My earliest memory of a book that changed me was a book that my older sister, Melissa, read to me when I was very young called "In a Dark, Dark Room". It scared the bejebers out of me. It was a collection of scary stories that ranged from spine tingling to down-right-sickening. At least, they were in my little mind. I remember becoming so fascinated by the book's ability to make the pit of my stomach drop out and my hands shake that I would seek the book out to re-read it to myself over and over. That was the birth of my appreciation for the horror genre.

Years later another horror collection influenced me yet again. Someone who knew I was a fan of horror (I was a fan of a lot of other genres, too, and I do not know why they always assumed I preferred horror to anything else) gave me a book that was a collection of stories by H.P. Lovecraft. I'd never read H.P. Lovecraft before and it made me sick to my stomach. His themes about knowledge that drives men insane and hereditary guilt were oppressive. I read several stories from the collection including a short story called "The Rats in the Walls" about a man who returns to a castle of his inheritance only to discover a secret underground city where his forebears raised human as cattle. I decided afterward that I wasn't such a fan of the horror genre after all.
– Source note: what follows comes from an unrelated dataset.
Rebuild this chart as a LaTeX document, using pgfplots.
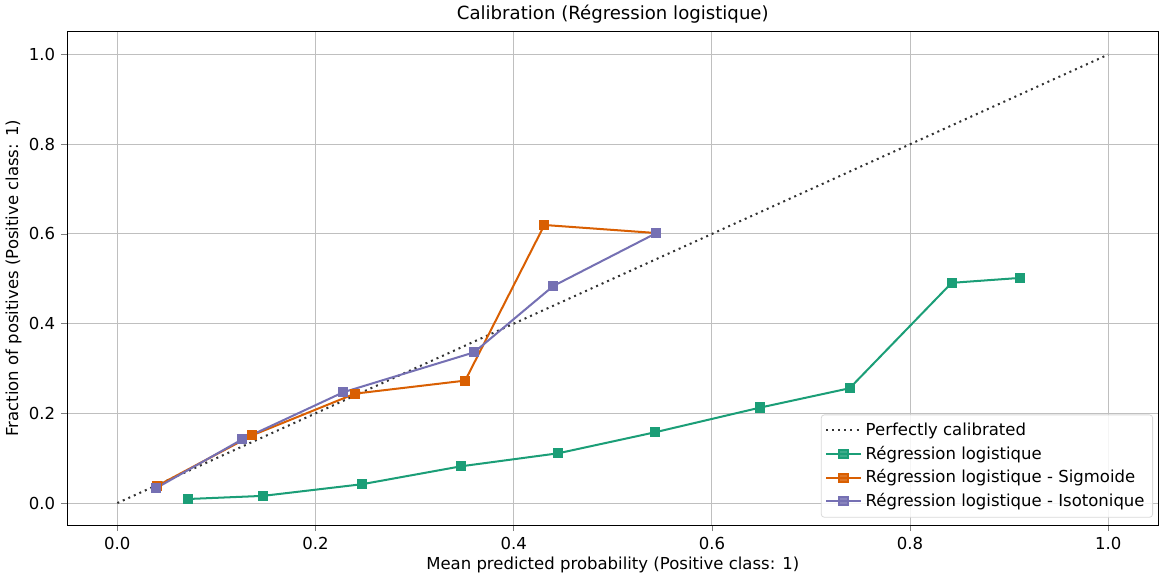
\documentclass[border=0pt]{standalone}
\usepackage{pgfplots}
\pgfplotsset{compat=1.18}
\usepackage{fontspec}
\setmainfont{DejaVu Sans}
\definecolor{cgreen}{HTML}{1B9E77}
\definecolor{corange}{HTML}{D95F02}
\definecolor{cpurple}{HTML}{7570B3}
\begin{document}
\fontsize{8.2}{9.8}\selectfont
\begin{tikzpicture}
\begin{axis}[
  scale only axis,
  width=542pt, height=245pt,
  xmin=-0.0507, xmax=1.0507,
  ymin=-0.049, ymax=1.051,
  xtick={0,0.2,0.4,0.6,0.8,1.0},
  ytick={0,0.2,0.4,0.6,0.8,1.0},
  xticklabel style={/pgf/number format/.cd,fixed,fixed zerofill,precision=1},
  yticklabel style={/pgf/number format/.cd,fixed,fixed zerofill,precision=1},
  /pgf/number format/assume math mode=true,
  tick label style={font=\fontsize{8.2}{9.8}\selectfont},
  label style={font=\fontsize{8.2}{9.8}\selectfont},
  tick align=outside, tick pos=left,
  major tick length=3pt,
  grid=major,
  grid style={gray!50, line width=0.5pt},
  axis line style={line width=0.5pt},
  title={Calibration (Régression logistique)},
  title style={font=\fontsize{9}{10.8}\selectfont, yshift=-5pt},
  xlabel={Mean predicted probability (Positive class: 1)},
  ylabel={Fraction of positives (Positive class: 1)},
  xlabel style={yshift=2pt},
  ylabel style={yshift=-2pt},
  legend pos=south east,
  legend cell align=left,
  legend style={font=\fontsize{8.2}{9.8}\selectfont, draw=gray!30, rounded corners=1.5pt, fill=white, fill opacity=0.85, text opacity=1, row sep=0pt, inner sep=2pt, at={(0.995,0.015)}},
  legend image post style={line width=1pt},
]
\addplot[black!80, dotted, line width=1pt] coordinates {(0,0) (1,1)};
\addlegendentry{Perfectly calibrated}
\addplot[cgreen, line width=1pt, mark=square*, mark size=2pt, mark options={solid}] coordinates {
(0.071,0.009) (0.147,0.016) (0.247,0.042) (0.347,0.082) (0.445,0.111)
(0.543,0.158) (0.649,0.213) (0.739,0.256) (0.842,0.491) (0.911,0.502)};
\addlegendentry{Régression logistique}
\addplot[corange, line width=1pt, mark=square*, mark size=2pt] coordinates {
(0.040,0.038) (0.136,0.151) (0.240,0.244) (0.351,0.273) (0.431,0.620) (0.544,0.602)};
\addlegendentry{Régression logistique - Sigmoide}
\addplot[cpurple, line width=1pt, mark=square*, mark size=2pt] coordinates {
(0.039,0.033) (0.126,0.142) (0.228,0.247) (0.360,0.336) (0.440,0.484) (0.544,0.602)};
\addlegendentry{Régression logistique - Isotonique}
\end{axis}
\end{tikzpicture}
\end{document}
Other books that had a profound affect on me over the years; Snickerdoodle, Les Misérables, and Ender's Game.

Tyler K said...

Oh... man, my typos are killing me! Does anyone else ever wish there was an "edit" button on your posts? Ugh.

Jared and Megan said...

if it's allowed, I'm going to enter this contest too, especially since for some reason I can't remember any of the Tale of Desperaux except what I've seen in previews. And that doesn't count.
Anyway, I'm want to enter if it's allowed. I just need to think a little more about which book I want to mention.

Janeite42 said...

Megan - It's allowed. The more the merrier, I always say.